Re: Help with extracting large volumes of records across related tables

From

Pierre-Frédéric Caillaud

Date:

13 September 2004, 14:59:46

    Thanks for the thanks !

    Generally, when grouping stuff together, it is a good idea to have two
sorted lists, and to scan them simultaneously. I have already used this
solution several times outside of Postgres, and it worked very well (it
was with Berkeley DB and there were 3 lists to scan in order). The fact
that Python can very easily virtualize these lists using generators makes
it possible to do it without consuming too much memory.

> Pierre-Frederic, Paul,
>
> Thanks for your fast response (especially for the python code and
> performance figure) - I'll chase this up as a solution - looks most
> promising!
>
> Cheers,
>
> Damien
>
>
> ---------------------------(end of broadcast)---------------------------
> TIP 6: Have you searched our list archives?
>
>                http://archives.postgresql.org
>

Re: Help with extracting large volumes of records across related

From

Mischa Sandberg

Date:

14 September 2004, 05:25:08

Damien Dougan wrote:
> Basically we have a number of tables, which are exposed as 2 public
> views (say PvA and PvB). For each row in PvA, there are a number of
> related rows in PvB (this number is arbitrary, which is one of the
> reasons why it cant be expressed as additional columns in PvA - so we
> really need 2 sets of tables - which leads to two sets of extract calls
> - interwoven to associate PvA with PvB).
>
> Are there any tools/tricks/tips with regards to extracting large volumes
> of data across related tables from Postgres? It doesnt have to export
> into XML, we can do post-processing on the extracted data as needed -
> the important thing is to keep the relationship between PvA and PvB on a
> row-by-row basis.

Just recently had to come up with an alternative to MSSQL's "SQL..FOR
XML", for some five-level nested docs, that turned out to be faster (!)
and easier to understand:

Use SQL to organize each of the row types into a single text field, plus
a single key field, as well as any filter fields you . Sort the union,
and have the reading process break them into documents.

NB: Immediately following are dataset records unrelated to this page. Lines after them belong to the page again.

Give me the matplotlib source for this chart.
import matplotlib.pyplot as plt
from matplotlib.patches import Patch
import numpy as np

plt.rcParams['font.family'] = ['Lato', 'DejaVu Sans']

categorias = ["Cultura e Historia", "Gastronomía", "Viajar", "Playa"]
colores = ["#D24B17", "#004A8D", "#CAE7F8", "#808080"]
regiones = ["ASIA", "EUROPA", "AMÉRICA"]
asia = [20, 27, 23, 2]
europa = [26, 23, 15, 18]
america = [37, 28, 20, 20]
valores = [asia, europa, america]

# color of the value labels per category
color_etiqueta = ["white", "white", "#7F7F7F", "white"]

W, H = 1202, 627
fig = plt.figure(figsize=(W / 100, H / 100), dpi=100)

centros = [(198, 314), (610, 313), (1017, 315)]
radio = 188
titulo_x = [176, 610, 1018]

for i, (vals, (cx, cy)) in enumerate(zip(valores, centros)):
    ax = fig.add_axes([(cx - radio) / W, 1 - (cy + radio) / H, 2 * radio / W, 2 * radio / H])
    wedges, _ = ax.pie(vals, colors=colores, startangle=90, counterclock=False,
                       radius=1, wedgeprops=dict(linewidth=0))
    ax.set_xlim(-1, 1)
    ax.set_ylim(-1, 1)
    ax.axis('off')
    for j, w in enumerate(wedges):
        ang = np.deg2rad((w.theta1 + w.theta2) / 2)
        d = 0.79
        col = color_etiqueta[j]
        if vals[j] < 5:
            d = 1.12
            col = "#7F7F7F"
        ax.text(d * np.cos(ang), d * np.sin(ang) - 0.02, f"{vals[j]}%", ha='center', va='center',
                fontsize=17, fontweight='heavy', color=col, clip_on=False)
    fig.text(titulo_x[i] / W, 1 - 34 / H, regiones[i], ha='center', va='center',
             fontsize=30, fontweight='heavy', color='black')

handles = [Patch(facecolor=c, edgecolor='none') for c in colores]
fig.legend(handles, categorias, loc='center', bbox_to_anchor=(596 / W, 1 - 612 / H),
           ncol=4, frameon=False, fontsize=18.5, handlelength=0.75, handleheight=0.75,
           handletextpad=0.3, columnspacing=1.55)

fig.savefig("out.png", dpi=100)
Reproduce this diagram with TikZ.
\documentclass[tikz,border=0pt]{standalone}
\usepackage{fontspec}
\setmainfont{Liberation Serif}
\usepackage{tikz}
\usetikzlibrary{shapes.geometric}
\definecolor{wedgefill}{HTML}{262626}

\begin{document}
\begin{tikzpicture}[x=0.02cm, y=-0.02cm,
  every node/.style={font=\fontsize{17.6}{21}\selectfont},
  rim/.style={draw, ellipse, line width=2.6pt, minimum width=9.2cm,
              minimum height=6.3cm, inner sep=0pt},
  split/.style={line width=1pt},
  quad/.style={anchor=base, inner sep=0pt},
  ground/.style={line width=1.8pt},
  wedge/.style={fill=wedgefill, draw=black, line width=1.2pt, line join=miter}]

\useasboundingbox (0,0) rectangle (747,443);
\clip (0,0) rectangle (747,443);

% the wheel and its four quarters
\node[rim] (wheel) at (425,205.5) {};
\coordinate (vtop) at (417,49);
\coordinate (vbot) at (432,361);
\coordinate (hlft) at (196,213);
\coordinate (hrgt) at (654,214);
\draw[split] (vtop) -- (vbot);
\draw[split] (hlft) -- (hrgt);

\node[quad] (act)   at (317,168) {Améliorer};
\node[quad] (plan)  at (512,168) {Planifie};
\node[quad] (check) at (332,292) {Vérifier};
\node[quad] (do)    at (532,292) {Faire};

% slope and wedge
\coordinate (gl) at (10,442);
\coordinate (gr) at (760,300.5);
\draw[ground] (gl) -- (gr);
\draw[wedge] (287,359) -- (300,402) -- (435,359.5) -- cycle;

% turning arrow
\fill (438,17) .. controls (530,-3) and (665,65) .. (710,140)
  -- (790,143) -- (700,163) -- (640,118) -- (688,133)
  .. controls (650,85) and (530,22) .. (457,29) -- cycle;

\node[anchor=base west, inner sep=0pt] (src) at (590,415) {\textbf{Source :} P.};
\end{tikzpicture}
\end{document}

For example, if PvA has key (account_id, order_id) and
fields(order_date, ship_date) and PvB has key (order_id, product_id) and
fields (order_qty, back_order)

CREATE VIEW PvABxml AS
SELECT    account_id::text + order_id::text AS quay
    ,'order_date="' + order_date::text
    + '" ship_date="' + ship_date::text + '"' AS info
    ,ship_date
FROM    PvA
    UNION ALL
SELECT    account_id::text + order_id::text + product_id::text
    ,'order_qty="' + order_qty::text +'"'
    ,ship_date
FROM    PvA JOIN PvB USING (order_id)

Then:

SELECT quay, info
FROM pvABxml
WHERE ship_date = '...'
ORDER BY quay

gives you a stream of info in the (parent,child,child...
parent,child,child...) order you want, that assemble very easily into
XML documents. If you need to pick out, say, orders where there are
backordered items, you probably need to work with a temp table with
which to prefilter.